DATASET CONTENT –
────────────────
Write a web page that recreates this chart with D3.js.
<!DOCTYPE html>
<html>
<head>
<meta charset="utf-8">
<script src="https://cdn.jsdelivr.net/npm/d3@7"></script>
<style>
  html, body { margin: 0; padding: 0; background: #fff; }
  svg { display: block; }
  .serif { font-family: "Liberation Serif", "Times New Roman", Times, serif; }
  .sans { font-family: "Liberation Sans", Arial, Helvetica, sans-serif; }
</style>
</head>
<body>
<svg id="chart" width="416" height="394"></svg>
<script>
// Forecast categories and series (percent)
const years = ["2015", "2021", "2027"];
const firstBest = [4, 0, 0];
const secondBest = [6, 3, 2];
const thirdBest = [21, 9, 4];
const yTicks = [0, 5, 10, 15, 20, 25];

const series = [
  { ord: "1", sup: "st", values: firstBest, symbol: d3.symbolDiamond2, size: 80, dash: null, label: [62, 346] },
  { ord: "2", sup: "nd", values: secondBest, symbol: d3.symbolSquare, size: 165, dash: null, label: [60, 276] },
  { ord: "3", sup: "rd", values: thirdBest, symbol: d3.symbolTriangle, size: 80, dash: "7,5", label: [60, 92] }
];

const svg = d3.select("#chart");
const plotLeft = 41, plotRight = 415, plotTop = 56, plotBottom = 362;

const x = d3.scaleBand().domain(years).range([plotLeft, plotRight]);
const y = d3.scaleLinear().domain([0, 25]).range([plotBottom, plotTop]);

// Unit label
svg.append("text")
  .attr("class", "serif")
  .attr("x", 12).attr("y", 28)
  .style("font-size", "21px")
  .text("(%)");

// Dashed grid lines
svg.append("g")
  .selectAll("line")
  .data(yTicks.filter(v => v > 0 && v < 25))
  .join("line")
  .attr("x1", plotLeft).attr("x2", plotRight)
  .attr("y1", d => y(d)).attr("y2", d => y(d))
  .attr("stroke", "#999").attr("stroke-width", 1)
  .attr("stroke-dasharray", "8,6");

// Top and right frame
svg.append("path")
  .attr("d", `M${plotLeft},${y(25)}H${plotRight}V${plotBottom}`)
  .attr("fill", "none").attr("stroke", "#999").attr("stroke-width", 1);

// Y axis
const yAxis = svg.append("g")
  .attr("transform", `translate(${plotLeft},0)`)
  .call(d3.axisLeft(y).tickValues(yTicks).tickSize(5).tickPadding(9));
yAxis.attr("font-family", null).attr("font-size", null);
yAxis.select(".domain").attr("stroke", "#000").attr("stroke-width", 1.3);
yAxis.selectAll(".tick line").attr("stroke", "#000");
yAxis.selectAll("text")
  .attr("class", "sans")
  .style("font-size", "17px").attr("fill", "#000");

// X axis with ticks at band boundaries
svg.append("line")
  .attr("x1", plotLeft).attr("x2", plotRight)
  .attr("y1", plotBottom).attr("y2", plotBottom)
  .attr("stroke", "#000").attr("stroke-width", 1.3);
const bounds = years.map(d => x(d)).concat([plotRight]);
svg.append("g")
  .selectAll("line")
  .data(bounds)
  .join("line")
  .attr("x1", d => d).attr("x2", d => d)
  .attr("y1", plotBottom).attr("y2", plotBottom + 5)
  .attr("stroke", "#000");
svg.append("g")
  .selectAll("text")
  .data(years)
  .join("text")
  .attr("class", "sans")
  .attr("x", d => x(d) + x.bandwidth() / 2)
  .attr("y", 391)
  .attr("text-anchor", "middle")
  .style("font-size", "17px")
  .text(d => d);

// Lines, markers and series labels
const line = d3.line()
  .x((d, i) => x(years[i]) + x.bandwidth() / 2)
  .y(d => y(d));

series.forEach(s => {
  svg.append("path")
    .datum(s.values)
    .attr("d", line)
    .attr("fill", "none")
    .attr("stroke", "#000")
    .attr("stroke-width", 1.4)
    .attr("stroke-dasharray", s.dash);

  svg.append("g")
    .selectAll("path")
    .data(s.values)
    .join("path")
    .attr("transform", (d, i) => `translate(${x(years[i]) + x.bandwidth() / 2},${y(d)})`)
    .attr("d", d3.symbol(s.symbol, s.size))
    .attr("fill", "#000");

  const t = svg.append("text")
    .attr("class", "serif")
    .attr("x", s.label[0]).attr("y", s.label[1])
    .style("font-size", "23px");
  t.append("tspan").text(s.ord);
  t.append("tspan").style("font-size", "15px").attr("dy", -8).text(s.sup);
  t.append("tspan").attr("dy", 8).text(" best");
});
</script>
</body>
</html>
────────────────
GOAL – Return every line above in which the string "with" occurs.

FULL SOLUTION –
Write a web page that recreates this chart with D3.js.
// X axis with ticks at band boundaries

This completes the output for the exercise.